**STORED DATA:**

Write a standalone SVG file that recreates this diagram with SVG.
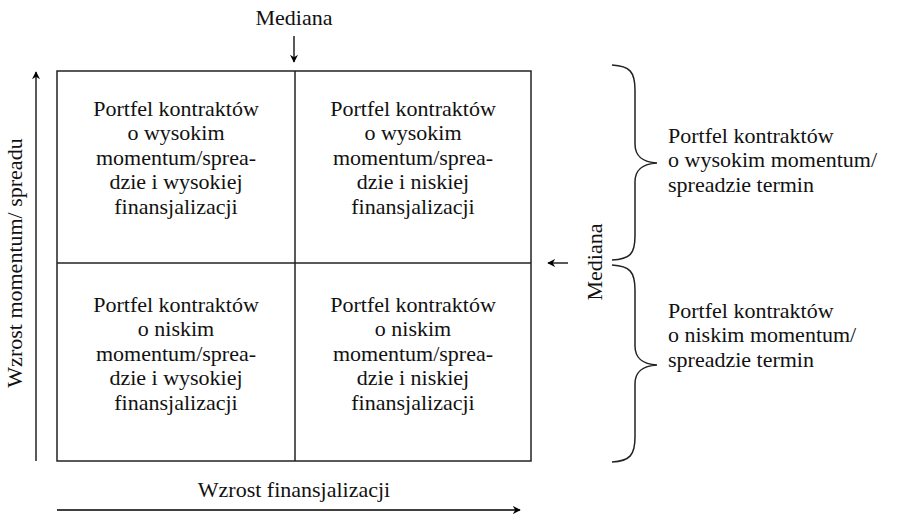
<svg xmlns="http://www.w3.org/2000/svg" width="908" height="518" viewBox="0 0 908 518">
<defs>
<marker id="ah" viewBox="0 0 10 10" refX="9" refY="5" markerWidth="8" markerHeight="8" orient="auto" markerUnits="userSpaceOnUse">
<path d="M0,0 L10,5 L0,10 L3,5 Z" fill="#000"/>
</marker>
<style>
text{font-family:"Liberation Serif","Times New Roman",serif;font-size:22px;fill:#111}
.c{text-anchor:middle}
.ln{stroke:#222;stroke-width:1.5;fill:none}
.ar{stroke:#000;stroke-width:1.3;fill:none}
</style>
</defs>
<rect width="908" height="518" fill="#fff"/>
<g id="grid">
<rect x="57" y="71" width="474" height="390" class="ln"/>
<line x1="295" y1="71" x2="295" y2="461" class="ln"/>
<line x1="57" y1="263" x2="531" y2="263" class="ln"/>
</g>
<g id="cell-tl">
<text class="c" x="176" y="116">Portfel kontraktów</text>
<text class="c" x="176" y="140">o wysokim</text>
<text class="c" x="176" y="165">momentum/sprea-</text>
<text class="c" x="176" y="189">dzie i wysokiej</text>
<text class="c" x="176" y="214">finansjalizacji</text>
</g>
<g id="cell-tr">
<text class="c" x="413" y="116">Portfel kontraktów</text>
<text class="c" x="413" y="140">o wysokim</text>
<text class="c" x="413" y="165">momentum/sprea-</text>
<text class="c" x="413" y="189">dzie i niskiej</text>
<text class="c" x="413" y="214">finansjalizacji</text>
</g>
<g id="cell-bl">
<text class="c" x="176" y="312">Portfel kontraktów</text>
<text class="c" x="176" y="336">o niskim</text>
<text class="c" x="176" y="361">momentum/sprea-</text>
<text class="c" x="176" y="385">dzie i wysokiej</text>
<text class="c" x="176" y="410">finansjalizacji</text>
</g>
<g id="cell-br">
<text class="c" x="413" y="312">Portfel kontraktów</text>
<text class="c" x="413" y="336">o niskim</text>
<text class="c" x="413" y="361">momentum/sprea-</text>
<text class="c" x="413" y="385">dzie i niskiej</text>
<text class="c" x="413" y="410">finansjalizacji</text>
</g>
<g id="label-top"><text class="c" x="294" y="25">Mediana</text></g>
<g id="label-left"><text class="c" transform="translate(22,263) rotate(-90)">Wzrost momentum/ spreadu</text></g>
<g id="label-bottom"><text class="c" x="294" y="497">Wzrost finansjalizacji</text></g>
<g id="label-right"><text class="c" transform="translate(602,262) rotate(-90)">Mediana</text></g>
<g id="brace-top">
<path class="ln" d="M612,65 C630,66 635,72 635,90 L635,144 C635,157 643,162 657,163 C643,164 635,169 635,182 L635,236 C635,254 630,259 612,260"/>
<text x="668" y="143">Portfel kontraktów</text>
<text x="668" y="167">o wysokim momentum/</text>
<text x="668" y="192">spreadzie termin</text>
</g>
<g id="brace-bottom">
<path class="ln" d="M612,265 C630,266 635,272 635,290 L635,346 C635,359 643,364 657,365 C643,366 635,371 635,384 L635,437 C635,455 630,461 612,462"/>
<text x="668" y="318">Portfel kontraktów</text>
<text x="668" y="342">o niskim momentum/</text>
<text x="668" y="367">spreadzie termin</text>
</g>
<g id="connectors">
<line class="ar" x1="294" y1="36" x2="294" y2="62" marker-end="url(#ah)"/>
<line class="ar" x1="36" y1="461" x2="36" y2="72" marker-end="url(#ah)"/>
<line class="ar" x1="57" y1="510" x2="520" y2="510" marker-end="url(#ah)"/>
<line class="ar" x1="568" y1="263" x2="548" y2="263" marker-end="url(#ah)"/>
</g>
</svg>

**GOAL:** Leave the images out, please, and restate each line word for word.

**RESPONSE:**
Write a standalone SVG file that recreates this diagram with SVG.
<svg xmlns="http://www.w3.org/2000/svg" width="908" height="518" viewBox="0 0 908 518">
<defs>
<marker id="ah" viewBox="0 0 10 10" refX="9" refY="5" markerWidth="8" markerHeight="8" orient="auto" markerUnits="userSpaceOnUse">
<path d="M0,0 L10,5 L0,10 L3,5 Z" fill="#000"/>
</marker>
<style>
text{font-family:"Liberation Serif","Times New Roman",serif;font-size:22px;fill:#111}
.c{text-anchor:middle}
.ln{stroke:#222;stroke-width:1.5;fill:none}
.ar{stroke:#000;stroke-width:1.3;fill:none}
</style>
</defs>
<rect width="908" height="518" fill="#fff"/>
<g id="grid">
<rect x="57" y="71" width="474" height="390" class="ln"/>
<line x1="295" y1="71" x2="295" y2="461" class="ln"/>
<line x1="57" y1="263" x2="531" y2="263" class="ln"/>
</g>
<g id="cell-tl">
<text class="c" x="176" y="116">Portfel kontraktów</text>
<text class="c" x="176" y="140">o wysokim</text>
<text class="c" x="176" y="165">momentum/sprea-</text>
<text class="c" x="176" y="189">dzie i wysokiej</text>
<text class="c" x="176" y="214">finansjalizacji</text>
</g>
<g id="cell-tr">
<text class="c" x="413" y="116">Portfel kontraktów</text>
<text class="c" x="413" y="140">o wysokim</text>
<text class="c" x="413" y="165">momentum/sprea-</text>
<text class="c" x="413" y="189">dzie i niskiej</text>
<text class="c" x="413" y="214">finansjalizacji</text>
</g>
<g id="cell-bl">
<text class="c" x="176" y="312">Portfel kontraktów</text>
<text class="c" x="176" y="336">o niskim</text>
<text class="c" x="176" y="361">momentum/sprea-</text>
<text class="c" x="176" y="385">dzie i wysokiej</text>
<text class="c" x="176" y="410">finansjalizacji</text>
</g>
<g id="cell-br">
<text class="c" x="413" y="312">Portfel kontraktów</text>
<text class="c" x="413" y="336">o niskim</text>
<text class="c" x="413" y="361">momentum/sprea-</text>
<text class="c" x="413" y="385">dzie i niskiej</text>
<text class="c" x="413" y="410">finansjalizacji</text>
</g>
<g id="label-top"><text class="c" x="294" y="25">Mediana</text></g>
<g id="label-left"><text class="c" transform="translate(22,263) rotate(-90)">Wzrost momentum/ spreadu</text></g>
<g id="label-bottom"><text class="c" x="294" y="497">Wzrost finansjalizacji</text></g>
<g id="label-right"><text class="c" transform="translate(602,262) rotate(-90)">Mediana</text></g>
<g id="brace-top">
<path class="ln" d="M612,65 C630,66 635,72 635,90 L635,144 C635,157 643,162 657,163 C643,164 635,169 635,182 L635,236 C635,254 630,259 612,260"/>
<text x="668" y="143">Portfel kontraktów</text>
<text x="668" y="167">o wysokim momentum/</text>
<text x="668" y="192">spreadzie termin</text>
</g>
<g id="brace-bottom">
<path class="ln" d="M612,265 C630,266 635,272 635,290 L635,346 C635,359 643,364 657,365 C643,366 635,371 635,384 L635,437 C635,455 630,461 612,462"/>
<text x="668" y="318">Portfel kontraktów</text>
<text x="668" y="342">o niskim momentum/</text>
<text x="668" y="367">spreadzie termin</text>
</g>
<g id="connectors">
<line class="ar" x1="294" y1="36" x2="294" y2="62" marker-end="url(#ah)"/>
<line class="ar" x1="36" y1="461" x2="36" y2="72" marker-end="url(#ah)"/>
<line class="ar" x1="57" y1="510" x2="520" y2="510" marker-end="url(#ah)"/>
<line class="ar" x1="568" y1="263" x2="548" y2="263" marker-end="url(#ah)"/>
</g>
</svg>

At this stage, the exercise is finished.